Juju doesn't retry or timeout container failures
Affects | Status | Importance | Assigned to | Milestone | |
---|---|---|---|---|---|
Canonical Juju |
Triaged
|
Low
|
Unassigned |
Bug Description
OS: Ubuntu 16.04.6
LXD: 3.12, installed via snap
Juju: 2.5.7-xenial-amd64, installed via snap
Cloud: lxd
Summary: If an lxd cloud fails to provide IP addresses for new containers, Juju will remain stuck in a allocating state when new charms are deployed.
I am/was encountering random dnsmasq failures. I was able to bootstrap a Juju controller to lxd. dnsmasq later failed, so when I tried to deploy a charm the unit was stuck in an 'allocating' state.

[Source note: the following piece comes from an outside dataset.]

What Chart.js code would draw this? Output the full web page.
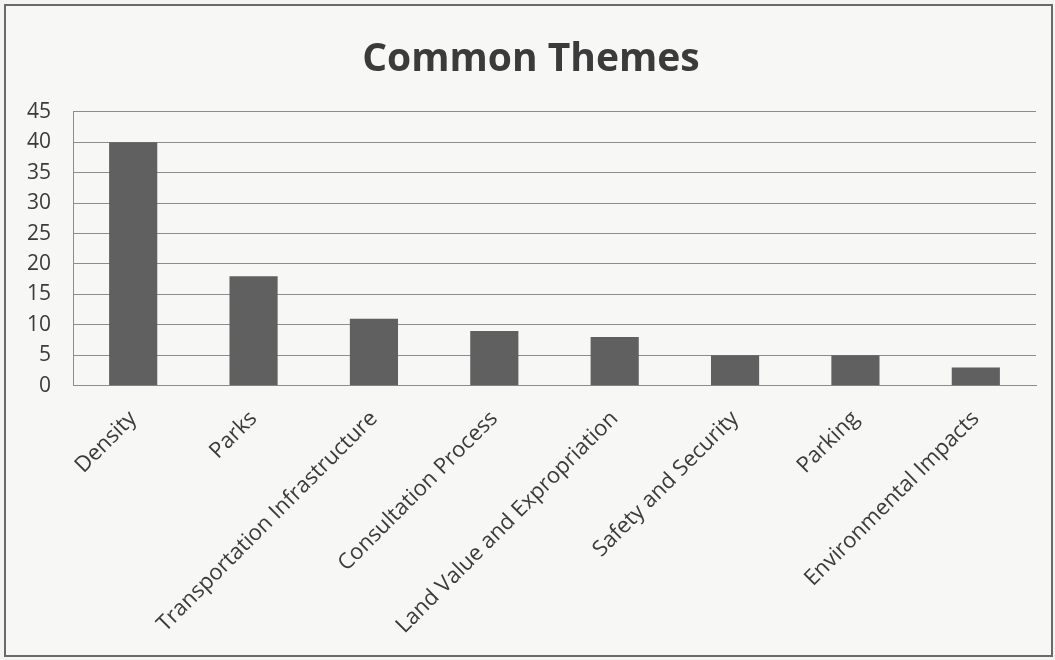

When I realised the problem, I restarted lxd, which restarted dnsmasq. The containers returned, this time with IP addresses, but the units remained in 'allocating' for quite some time. In the end I had to remove the applications or destroy the model.
Steps to reproduce.
1. Install LXD and Juju from snap
2. Configure LXD
3. Bootstrap a Juju controller to LXD
4. Kill the dnsmasq process
5. Deploy a charm
6. Wait for charm to enter 'allocating' state
7. `snap restart lxd`
What I expect to happen: Either the charm enter an error state because it can't be allocated, or for there to be a retry that continues once the network is available.
Changed in juju: | |
status: | New → Triaged |
importance: | Undecided → Medium |
This bug has not been updated in 2 years, so we're marking it Low importance. If you believe this is incorrect, please update the importance.